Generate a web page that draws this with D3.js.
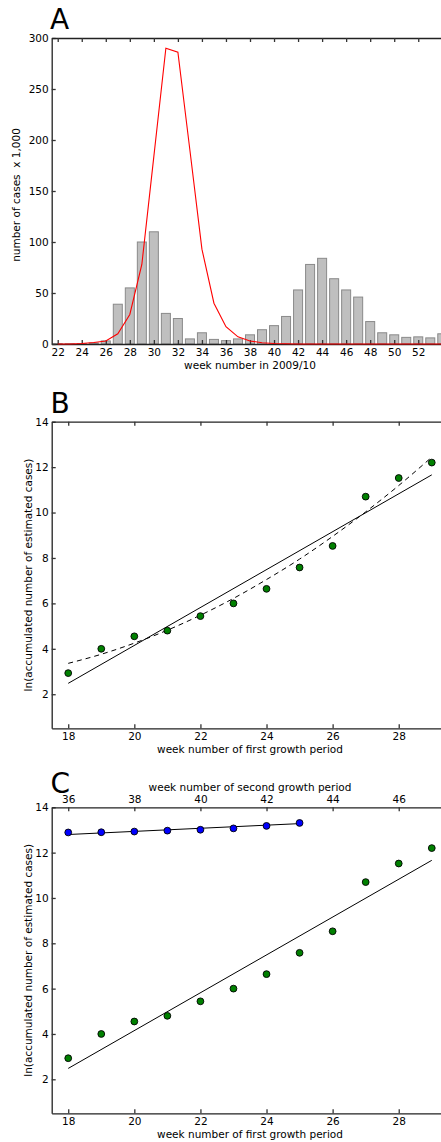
<!DOCTYPE html>
<html>
<head>
<meta charset="utf-8">
<script src="https://cdn.jsdelivr.net/npm/d3@7/dist/d3.min.js"></script>
<style>
  html, body { margin: 0; padding: 0; background: #fff; }
  svg { display: block; }
  text { font-family: "DejaVu Sans", sans-serif; fill: #000; }
</style>
</head>
<body>
<svg id="fig" width="441" height="1142"></svg>
<script>
// ---- Panel A: weekly cases (bars) and model curve (red) ----
const weeksA = [22, 23, 24, 25, 26, 27, 28, 29, 30, 31, 32, 33, 34, 35, 36, 37, 38,
                39, 40, 41, 42, 43, 44, 45, 46, 47, 48, 49, 50, 51, 52, 53, 54];
const reportedCases = [0.3, 0.2, 0.5, 1, 3, 39, 55, 100, 110, 30, 25, 5, 11, 4.5, 3.3,
                       5, 9, 14, 18, 27, 53, 78, 84, 64, 53, 46, 22, 11, 9, 6.5, 7, 6, 10];
const modelCases = [0, 0, 0.5, 1.5, 3, 10, 29, 78, 184, 290, 286, 190, 93, 40, 17, 7, 3,
                    1.2, 0.5, 0.2, 0, 0, 0, 0, 0, 0, 0, 0, 0, 0, 0, 0, 0];
const ticksA_x = [22, 24, 26, 28, 30, 32, 34, 36, 38, 40, 42, 44, 46, 48, 50, 52];
const ticksA_y = [0, 50, 100, 150, 200, 250, 300];

// ---- Panels B and C: ln of accumulated estimated cases ----
const weeksFirst = [18, 19, 20, 21, 22, 23, 24, 25, 26, 27, 28, 29];
const lnFirst = [2.93, 4.0, 4.55, 4.8, 5.44, 6.0, 6.64, 7.58, 8.53, 10.7, 11.52, 12.2];
const quadFitFirst = [3.36, 3.76, 4.25, 4.82, 5.48, 6.22, 7.05, 7.95, 8.95, 10.03, 11.19, 12.44];
const linFitWeeks = [18, 29];
const linFitFirst = [2.48, 11.66];

const weeksSecond = [36, 37, 38, 39, 40, 41, 42, 43];
const lnSecond = [12.89, 12.9, 12.93, 12.97, 13.01, 13.07, 13.18, 13.31];
const linFitWeeksSecond = [36, 43];
const linFitSecond = [12.8, 13.28];

const ticksFirst = [18, 20, 22, 24, 26, 28];
const ticksSecond = [36, 38, 40, 42, 44, 46];
const ticksLn = [2, 4, 6, 8, 10, 12, 14];

const svg = d3.select("#fig");
const FS = 10.5;
const spineColor = "#222";

function styleAxis(g, hideLabels) {
  g.select(".domain").attr("stroke", spineColor).attr("stroke-width", 1.3);
  g.selectAll(".tick line").attr("stroke", "#333").attr("stroke-width", 1.3);
  g.selectAll(".tick text").attr("font-size", FS).attr("fill", "#000")
    .attr("font-family", "DejaVu Sans, sans-serif");
  if (hideLabels) g.selectAll(".tick text").remove();
}

function frame(x, y, opts) {
  const [x0] = x.range();
  const [y0, y1] = y.range(); // y0 bottom, y1 top
  const g = svg.append("g");
  // bottom spine with inward ticks
  const gb = g.append("g").attr("transform", `translate(0,${y0})`)
    .call(d3.axisBottom(x).tickValues(opts.xticks).tickFormat(d3.format("d"))
      .tickSizeInner(-4).tickSizeOuter(0).tickPadding(4.5));
  styleAxis(gb, false);
  // left spine
  const gl = g.append("g").attr("transform", `translate(${x0},0)`)
    .call(d3.axisLeft(y).tickValues(opts.yticks).tickFormat(d3.format("d"))
      .tickSizeInner(-4).tickSizeOuter(0).tickPadding(3));
  styleAxis(gl, false);
  // top spine (own scale when a second x axis is shown)
  const xt = opts.topScale || x;
  const gt = g.append("g").attr("transform", `translate(0,${y1})`)
    .call(d3.axisTop(xt).tickValues(opts.topTicks || opts.xticks).tickFormat(d3.format("d"))
      .tickSizeInner(-4).tickSizeOuter(0).tickPadding(4));
  styleAxis(gt, !opts.topScale);
  return g;
}

function panelLetter(t, x, y) {
  svg.append("text").attr("x", x).attr("y", y).attr("font-size", 28).text(t);
}

// ---------------- Panel A ----------------
{
  const x = d3.scaleLinear().domain([21.5, 54.5]).range([51.7, 448.3]);
  const y = d3.scaleLinear().domain([0, 300]).range([344, 38]);
  const barW = (x(1) - x(0)) * 0.75;

  svg.append("g").selectAll("rect").data(weeksA).join("rect")
    .attr("x", d => x(d) - barW / 2)
    .attr("y", (d, i) => y(reportedCases[i]))
    .attr("width", barW)
    .attr("height", (d, i) => y(0) - y(reportedCases[i]))
    .attr("fill", "#bfbfbf").attr("stroke", "#8a8a8a").attr("stroke-width", 1);

  frame(x, y, { xticks: ticksA_x, yticks: ticksA_y });

  svg.append("path")
    .datum(weeksA.map((w, i) => [w, modelCases[i]]))
    .attr("fill", "none").attr("stroke", "#ff0000").attr("stroke-width", 1.1)
    .attr("d", d3.line().x(d => x(d[0])).y(d => y(d[1])));

  panelLetter("A", 50, 28.5);
  svg.append("text").attr("x", 250).attr("y", 369).attr("text-anchor", "middle")
    .attr("font-size", FS).text("week number in 2009/10");
  svg.append("text").attr("transform", `translate(20,195) rotate(-90)`)
    .attr("text-anchor", "middle").attr("font-size", FS)
    .attr("xml:space", "preserve").text("number of cases  x 1,000");
}

// ---------------- Panels B and C ----------------
function scatterPanel(top, bottom, withSecond, letter, letterY) {
  const x = d3.scaleLinear().domain([17.5, 29.5]).range([51.7, 448.3]);
  const y = d3.scaleLinear().domain([0.5, 14]).range([bottom, top]);
  const xTop = d3.scaleLinear().domain([35.5, 47.5]).range([51.7, 448.3]);

  frame(x, y, withSecond
    ? { xticks: ticksFirst, yticks: ticksLn, topScale: xTop, topTicks: ticksSecond }
    : { xticks: ticksFirst, yticks: ticksLn });

  const line = d3.line().x(d => d[0]).y(d => d[1]);

  // linear fit, first growth period
  svg.append("path")
    .datum(linFitWeeks.map((w, i) => [x(w), y(linFitFirst[i])]))
    .attr("fill", "none").attr("stroke", "#000").attr("stroke-width", 1).attr("d", line);

  if (!withSecond) {
    // quadratic fit, first growth period
    svg.append("path")
      .datum(weeksFirst.map((w, i) => [x(w), y(quadFitFirst[i])]))
      .attr("fill", "none").attr("stroke", "#000").attr("stroke-width", 1)
      .attr("stroke-dasharray", "5,4")
      .attr("d", d3.line().x(d => d[0]).y(d => d[1]).curve(d3.curveMonotoneX));
  }

  svg.append("g").selectAll("circle").data(weeksFirst).join("circle")
    .attr("cx", d => x(d)).attr("cy", (d, i) => y(lnFirst[i])).attr("r", 3.4)
    .attr("fill", "#008000").attr("stroke", "#000").attr("stroke-width", 0.9);

  if (withSecond) {
    svg.append("path")
      .datum(linFitWeeksSecond.map((w, i) => [xTop(w), y(linFitSecond[i])]))
      .attr("fill", "none").attr("stroke", "#000").attr("stroke-width", 1).attr("d", line);
    svg.append("g").selectAll("circle").data(weeksSecond).join("circle")
      .attr("cx", d => xTop(d)).attr("cy", (d, i) => y(lnSecond[i])).attr("r", 3.4)
      .attr("fill", "#0000ff").attr("stroke", "#000").attr("stroke-width", 0.9);
    svg.append("text").attr("x", 250).attr("y", top - 16.5).attr("text-anchor", "middle")
      .attr("font-size", FS).text("week number of second growth period");
  }

  panelLetter(letter, 50.5, letterY);
  svg.append("text").attr("x", 250).attr("y", bottom + 25).attr("text-anchor", "middle")
    .attr("font-size", FS).text("week number of first growth period");
  svg.append("text").attr("transform", `translate(32,${(top + bottom) / 2}) rotate(-90)`)
    .attr("text-anchor", "middle").attr("font-size", FS)
    .text("ln(accumulated number of estimated cases)");
}

scatterPanel(421.7, 728.3, false, "B", 413);
scatterPanel(807.3, 1113.3, true, "C", 793);
</script>
</body>
</html>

Task prompt: Repeat the lines above, starting at the first and stopping after the line that holds "const ticksA_y = [0, 50, 100, 150, 200, 250, 300];", with the pictures left out.

Final result:
Generate a web page that draws this with D3.js.
<!DOCTYPE html>
<html>
<head>
<meta charset="utf-8">
<script src="https://cdn.jsdelivr.net/npm/d3@7/dist/d3.min.js"></script>
<style>
  html, body { margin: 0; padding: 0; background: #fff; }
  svg { display: block; }
  text { font-family: "DejaVu Sans", sans-serif; fill: #000; }
</style>
</head>
<body>
<svg id="fig" width="441" height="1142"></svg>
<script>
// ---- Panel A: weekly cases (bars) and model curve (red) ----
const weeksA = [22, 23, 24, 25, 26, 27, 28, 29, 30, 31, 32, 33, 34, 35, 36, 37, 38,
                39, 40, 41, 42, 43, 44, 45, 46, 47, 48, 49, 50, 51, 52, 53, 54];
const reportedCases = [0.3, 0.2, 0.5, 1, 3, 39, 55, 100, 110, 30, 25, 5, 11, 4.5, 3.3,
                       5, 9, 14, 18, 27, 53, 78, 84, 64, 53, 46, 22, 11, 9, 6.5, 7, 6, 10];
const modelCases = [0, 0, 0.5, 1.5, 3, 10, 29, 78, 184, 290, 286, 190, 93, 40, 17, 7, 3,
                    1.2, 0.5, 0.2, 0, 0, 0, 0, 0, 0, 0, 0, 0, 0, 0, 0, 0];
const ticksA_x = [22, 24, 26, 28, 30, 32, 34, 36, 38, 40, 42, 44, 46, 48, 50, 52];
const ticksA_y = [0, 50, 100, 150, 200, 250, 300];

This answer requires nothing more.